Pelman Day NINETEEN: Remembering and Association
The Recollection of Isolated Fact
The subconscious action of Association may sometimes be employed effectually in the effort to recall an isolated fact, the remembrance of which cannot be awakened easily by any other means. The method is to return to the surroundings in which you last were aware of the fact you wish to remember. For example, if you have mislaid bunch of keys, you may remember where you placed them if you go back to the place where you know you last used them. If you have “forgotten” the funny story told you by a friend, it may recur to you if you think of what preceded it. The reproduction of some of the component elements in a situation tends to revive in the mind the impressions made by other component elements which may not be actually reproduced without such stimulus. It is, of course, impossible to classify these purely arbitrary associations, depending as they do chiefly upon propinquity of time and place.

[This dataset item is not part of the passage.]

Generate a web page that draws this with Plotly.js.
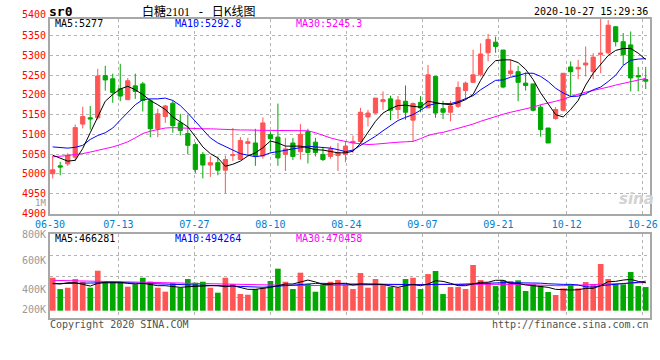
<!DOCTYPE html>
<html><head><meta charset="utf-8">
<script src="https://cdn.plot.ly/plotly-3.0.1.min.js"></script>
<style>html,body{margin:0;padding:0;background:#fff;}#chart{width:660px;height:360px;}</style>
</head><body><div id="chart"></div>
<script>
const dates = ['06-30','07-01','07-02','07-03','07-06','07-07','07-08','07-09','07-10','07-13','07-14','07-15','07-16','07-17','07-20','07-21','07-22','07-23','07-24','07-27','07-28','07-29','07-30','07-31','08-03','08-04','08-05','08-06','08-07','08-10','08-11','08-12','08-13','08-14','08-17','08-18','08-19','08-20','08-21','08-24','08-25','08-26','08-27','08-28','08-31','09-01','09-02','09-03','09-04','09-07','09-08','09-09','09-10','09-11','09-14','09-15','09-16','09-17','09-18','09-21','09-22','09-23','09-24','09-25','09-28','09-29','09-30','10-09','10-12','10-13','10-14','10-15','10-16','10-19','10-20','10-21','10-22','10-23','10-26','10-27'];

const openPrice = [5000,5020,5025,5042,5126,5142,5142,5249,5241,5216, 5188,5223,5228,5185,5114,5145,5179,5129,5102,5074, 5049,5022,5028,5009,5046,5036,5077,5078,5045,5099, 5093,5049,5078,5056,5107,5080,5049,5044,5046,5049, 5079,5082,5144,5154,5183,5190,5163,5184,5136,5181, 5167,5247,5165,5156,5171,5211,5232,5251,5307,5334, 5314,5254,5259,5230,5228,5169,5116,5140,5161,5271, 5266,5276,5259,5303,5307,5373,5335,5327,5249,5239];
const highPrice = [5045,5030,5052,5125,5170,5172,5266,5274,5254,5279, 5243,5254,5233,5190,5165,5175,5186,5152,5150,5080, 5055,5044,5044,5046,5116,5093,5091,5114,5143,5108, 5178,5091,5091,5126,5114,5091,5068,5070,5078,5082, 5097,5167,5162,5192,5209,5198,5197,5224,5181,5197, 5276,5247,5185,5185,5234,5234,5315,5331,5355,5348, 5314,5289,5274,5257,5228,5175,5116,5169,5255,5285, 5289,5323,5306,5395,5390,5375,5357,5361,5271,5271];
const lowPrice = [4988,4996,5020,5032,5115,5112,5137,5211,5180,5184, 5188,5190,5158,5093,5093,5129,5104,5097,5049,5002, 4988,4992,4996,4950,5032,5035,5046,5020,5038,5057, 5020,5007,5035,5036,5026,5044,5032,5038,5007,5029, 5053,5078,5120,5152,5162,5136,5139,5137,5082,5156, 5167,5142,5139,5133,5167,5188,5230,5247,5285,5307, 5217,5247,5184,5211,5158,5094,5078,5137,5158,5196, 5240,5247,5240,5255,5303,5323,5276,5209,5209,5215];
const closePrice = [5010,5017,5047,5117,5145,5139,5248,5238,5206,5197, 5236,5209,5186,5114,5152,5172,5122,5110,5072,5011, 5022,5028,5009,5036,5048,5084,5081,5046,5129,5089, 5040,5063,5044,5100,5054,5054,5036,5063,5054,5070, 5082,5156,5154,5192,5188,5161,5187,5156,5178,5167, 5251,5154,5156,5172,5219,5230,5251,5304,5341,5323, 5220,5261,5232,5224,5161,5112,5078,5163,5255,5259, 5270,5281,5296,5306,5377,5335,5302,5243,5246,5235];

const ma5 = [5047,5040,5032,5034,5064,5104,5146,5184,5201,5215, 5222,5213,5201,5186,5175,5163,5144,5131,5119,5094, 5068,5051,5040,5019,5024,5032,5045,5053,5066,5083, 5078,5070,5070,5070,5066,5061,5060,5057,5053,5053, 5057,5077,5104,5133,5154,5165,5173,5174,5171,5169, 5184,5180,5177,5175,5180,5188,5201,5237,5268,5287, 5289,5289,5282,5265,5239,5205,5178,5150,5144,5163, 5186,5225,5255,5278,5300,5313,5318,5318,5306,5290];
const ma10 = [5068,5067,5065,5067,5072,5087,5097,5104,5116,5136, 5156,5175,5188,5190,5190,5192,5186,5173,5154,5133, 5112,5091,5078,5068,5060,5051,5047,5043,5046,5053, 5056,5060,5063,5066,5070,5068,5066,5065,5061,5056, 5060,5072,5082,5095,5109,5122,5135,5143,5150,5161, 5173,5178,5178,5178,5183,5190,5198,5213,5226,5237, 5238,5245,5249,5255,5255,5247,5234,5217,5205,5196, 5197,5203,5213,5220,5234,5250,5275,5288,5291,5292];
const ma30 = [5043,5044,5046,5049,5051,5055,5059,5063,5068,5074, 5081,5091,5102,5108,5112,5116,5117,5116,5115,5115, 5114,5114,5113,5112,5112,5111,5111,5110,5110,5110, 5110,5109,5109,5110,5109,5104,5097,5091,5086,5082, 5078,5076,5074,5075,5077,5079,5080,5081,5082,5089, 5097,5102,5105,5110,5115,5121,5126,5133,5139,5146, 5151,5156,5160,5165,5169,5175,5179,5184,5189,5196, 5202,5207,5211,5216,5220,5225,5229,5233,5237,5242];

// volumes in thousands of lots
const volumeK = [551,362,384,529,484,384,668,484,484,484, 401,441,551,485,384,318,457,384,529,468, 484,384,301,551,446,279,267,362,384,496, 702,484,362,635,445,317,440,484,512,429, 362,629,384,529,440,395,384,529,551,362, 612,663,278,395,395,362,763,512,468,412, 507,496,507,329,440,418,312,262,373,440, 373,479,445,780,529,440,440,646,412,395];
const volMa5K = [457,446,468,468,440,412,457,475,475,475, 457,446,457,440,418,418,400,390,400,410, 418,418,418,400,418,390,357,357,373,390, 418,446,446,485,512,480,440,440,457,457, 429,446,440,440,440,412,390,418,440,418, 446,500,490,457,418,418,450,475,475,508, 508,457,457,430,418,400,390,357,350,346, 350,373,373,418,485,490,512,524,490,466];
const volMa10K = [450,450,452,455,458,462,465,468,468,468, 465,460,457,455,450,446,440,440,440,435, 430,425,418,415,410,405,400,395,392,400, 410,420,428,435,445,455,457,450,440,444, 446,446,446,444,440,440,440,438,432,430, 435,440,445,440,440,445,457,465,468,468, 468,468,468,468,465,460,450,440,440,440, 430,400,395,418,430,440,445,460,475,494];
const volMa30K = [507,505,503,500,495,490,487,485,485,484, 482,478,476,474,470,468,465,462,458,455, 452,448,445,442,440,435,430,426,424,424, 423,422,421,420,420,420,420,421,422,424, 426,428,430,432,434,436,438,440,440,440, 440,440,440,440,441,442,443,444,445,446, 447,446,445,440,432,425,420,418,418,420, 425,430,436,442,448,455,460,465,468,470];

const dateTicks = ['06-30','07-13','07-27','08-10','08-24','09-07','09-21','10-12','10-26'];
const priceTicks = [4900,4950,5000,5050,5100,5150,5200,5250,5300,5350];
const volTickLabels = ['1M','800K','600K','400K','200K'];
const priceMaLabels = ['MA5:5277','MA10:5292.8','MA30:5245.3'];
const volMaLabels = ['MA5:466281','MA10:494264','MA30:470458'];

const UP = '#ff5555', DOWN = '#00a800';
const MONO = 'DejaVu Sans Mono, monospace';
const GRID = '#b4b4b4', FRAME = '#a8a8a8';
const volume = volumeK.map(v => v * 1000);
const volColors = closePrice.map((c, i) => c >= openPrice[i] ? UP : DOWN);

const W = 660, H = 360, L = 50, R = 10;
const PX = x => (x - L) / (W - L - R);
const PY = y => (H - y) / H;
const X_RANGE = [-0.36, 79.57];
// Sina spaces its date grid slightly wider than its candle slots
const GRID_STEP = 1.0124;
const dateTickPos = dateTicks.map(d => X_RANGE[0] + dates.indexOf(d) * GRID_STEP);
const volRange = [-121900, 1276200];
const volGrid = [1, 2, 3].map(k => volRange[0] + k * (volRange[1] - volRange[0]) / 4);

const traces = [
  {type:'candlestick', x:dates, open:openPrice, high:highPrice, low:lowPrice, close:closePrice,
   xaxis:'x', yaxis:'y', whiskerwidth:0, hoverinfo:'skip',
   increasing:{line:{color:UP, width:1}, fillcolor:UP},
   decreasing:{line:{color:DOWN, width:1}, fillcolor:DOWN}},
  {type:'scatter', mode:'lines', x:dates, y:ma30, xaxis:'x', yaxis:'y', line:{color:'#ff00ff', width:1}, hoverinfo:'skip'},
  {type:'scatter', mode:'lines', x:dates, y:ma10, xaxis:'x', yaxis:'y', line:{color:'#0000ff', width:1}, hoverinfo:'skip'},
  {type:'scatter', mode:'lines', x:dates, y:ma5, xaxis:'x', yaxis:'y', line:{color:'#000000', width:1}, hoverinfo:'skip'},
  {type:'bar', x:dates, y:volume, xaxis:'x2', yaxis:'y2', marker:{color:volColors, line:{width:0}}, hoverinfo:'skip'},
  {type:'scatter', mode:'lines', x:dates, y:volMa30K.map(v=>v*1000), xaxis:'x2', yaxis:'y2', line:{color:'#ff00ff', width:1}, hoverinfo:'skip'},
  {type:'scatter', mode:'lines', x:dates, y:volMa10K.map(v=>v*1000), xaxis:'x2', yaxis:'y2', line:{color:'#0000ff', width:1}, hoverinfo:'skip'},
  {type:'scatter', mode:'lines', x:dates, y:volMa5K.map(v=>v*1000), xaxis:'x2', yaxis:'y2', line:{color:'#000000', width:1}, hoverinfo:'skip'}
];

const xCommon = {type:'category', categoryorder:'array', categoryarray:dates, range:X_RANGE,
  tickmode:'array', tickvals:dateTickPos, ticktext:dateTicks, showgrid:true, gridcolor:GRID, griddash:'dot', gridwidth:1,
  showline:true, mirror:true, linecolor:FRAME, linewidth:2, ticks:'', zeroline:false, fixedrange:true, automargin:false};

function ann(text, x, y, color, anchor, opts) {
  return Object.assign({xref:'paper', yref:'paper', x:PX(x), y:PY(y), text:text, showarrow:false,
    xanchor:anchor, yanchor:'middle', borderpad:0, font:{family:MONO, size:10, color:color}}, opts || {});
}

const annotations = [
  ann('<b>sr0</b>', 48, 11.5, '#000', 'left', {font:{family:MONO, size:13, color:'#000'}}),
  ann('白糖<span style="font-family:Liberation Serif">2101</span><span style="font-family:DejaVu Sans Mono"> - </span>日K线图', 141, 10.5, '#000', 'left', {font:{family:'Noto Sans CJK SC', size:12, color:'#000'}}),
  ann('2020-10-27 15:29:36', 649, 11.5, '#000', 'right'),
  ann(priceMaLabels[0], 54, 24, '#000', 'left'),
  ann(priceMaLabels[1], 174, 24, '#0000ff', 'left'),
  ann(priceMaLabels[2], 295, 24, '#ff00ff', 'left'),
  ann(volMaLabels[0], 54, 238.5, '#000', 'left'),
  ann(volMaLabels[1], 174, 238.5, '#0000ff', 'left'),
  ann(volMaLabels[2], 295, 238.5, '#ff00ff', 'left'),
  ann('5400', 47, 15, '#ff0000', 'right'),
  ann(volTickLabels[0], 47, 202.5, '#999', 'right', {font:{family:MONO, size:9, color:'#999'}}),
  ann(volTickLabels[1], 47, 234.5, '#999', 'right'),
  ann(volTickLabels[2], 47, 260.7, '#999', 'right'),
  ann(volTickLabels[3], 47, 289.5, '#999', 'right'),
  ann(volTickLabels[4], 47, 309.5, '#999', 'right'),
  ann('Copyright 2020 SINA.COM', 49, 324, '#505050', 'left'),
  ann('http://finance.sina.com.cn', 650, 324, '#505050', 'right'),
  ann('<i><b>sina</b></i>', 636, 199, '#d0d0d0', 'center', {font:{family:'DejaVu Sans', size:15, color:'#d2d2d2'}})
];

const layout = {
  width:W, height:H, margin:{l:L, r:R, t:0, b:0}, paper_bgcolor:'#fff', plot_bgcolor:'#fff',
  showlegend:false, boxgap:0.2, bargap:0.25, hovermode:false,
  xaxis:Object.assign({}, xCommon, {anchor:'y', rangeslider:{visible:false},
    tickfont:{family:MONO, size:10, color:'#0080d0'}}),
  yaxis:{domain:[PY(213.5), PY(18.5)], range:[4899, 5394], anchor:'x', tickmode:'array', tickvals:priceTicks,
    showgrid:true, gridcolor:GRID, griddash:'dot', gridwidth:1, showline:true, mirror:true, linecolor:FRAME, linewidth:2,
    ticks:'', zeroline:false, tickfont:{family:MONO, size:10, color:'#ff0000'}, fixedrange:true, automargin:false},
  xaxis2:Object.assign({}, xCommon, {anchor:'y2', showticklabels:false}),
  yaxis2:{domain:[PY(318), PY(234.3)], range:volRange, anchor:'x2', tickmode:'array', tickvals:volGrid,
    showticklabels:false, showgrid:true, gridcolor:GRID, griddash:'dot', gridwidth:1, showline:true, mirror:true,
    linecolor:FRAME, linewidth:2, ticks:'', zeroline:false, fixedrange:true, automargin:false},
  annotations:annotations
};

Plotly.newPlot('chart', traces, layout, {staticPlot:true, displayModeBar:false});
</script>
</body></html>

So-called “Systems of Mnemonics”
Various systems of so-called “Mnemonics” are founded upon arbitrary associations of locality. In some of these, the pupil is directed to imagine a square sheet of paper, ruled into nine or sixteen squares, and then to imagine that he sees in each square a word or picture indicative of the fact to be remembered. ‘It would be appalling to contemplate the chaotic state of a brain subjected to such a tax through several weeks of diligent study. A somewhat similar system instructing the pupil to locate and picture in imagination all the facts he wants to remember, as being present in some room familiar to him. There would be obvious impediments in the way of applying this method to the memorization of a list of the Presidents of the United States, or the mountains of Europe, or the Emperors of Rome. In a later lesson we illustrate fully the correct manner of dealing with such facts.
Originality of ideas is a fascinating subject. And not only fascinating but really, important. “New ideas” in commerce, in literature, art, and the other professions, mean progress. The next lesson will therefore appeal to you very forcibly.
Don’ts
1. Don’t allow your resolutions to crumble; just continue in the spirit with which you began the Course.
2. Don’t complain that you are a “born mind-wanderer.” You may be, but conquer the habit by discipline. Hundreds have succeeded before you.
3. Don’t skim this Lesson. Go over it until you know it.
4. Don’t fail to test your knowledge by self-questioning.
5. Don’t be satisfied with a half-knowledge of anything. Be thorough.
6. Don’t forget that the formal exercises we prescribe, will, if practiced, enable you to do consciously what was, at first, a conscious effort.
Do This
1. In all mental training, effort should be carried out in a rational manner. Therefore, however diligently you work at mental connection see to it that your mind has its periods of “play.”
2. The four words in this lesson which should be mastered in all their ramifications are: Connection, classification, definition and standard.
3. Decide what classifications you need in (a) your calling, and (b) for your private studies.
4. Begin to use the principles of mental connection as an aid in the evolving of new ideas.
5. Make it a matter of conscience, of pride, if you will, to work for certain prescribed periods of time without allowing your mind to wander.
6. Remember that mental training involves moral training. The virtue of perseverance in really the power of concentration in one of its many forms of expression.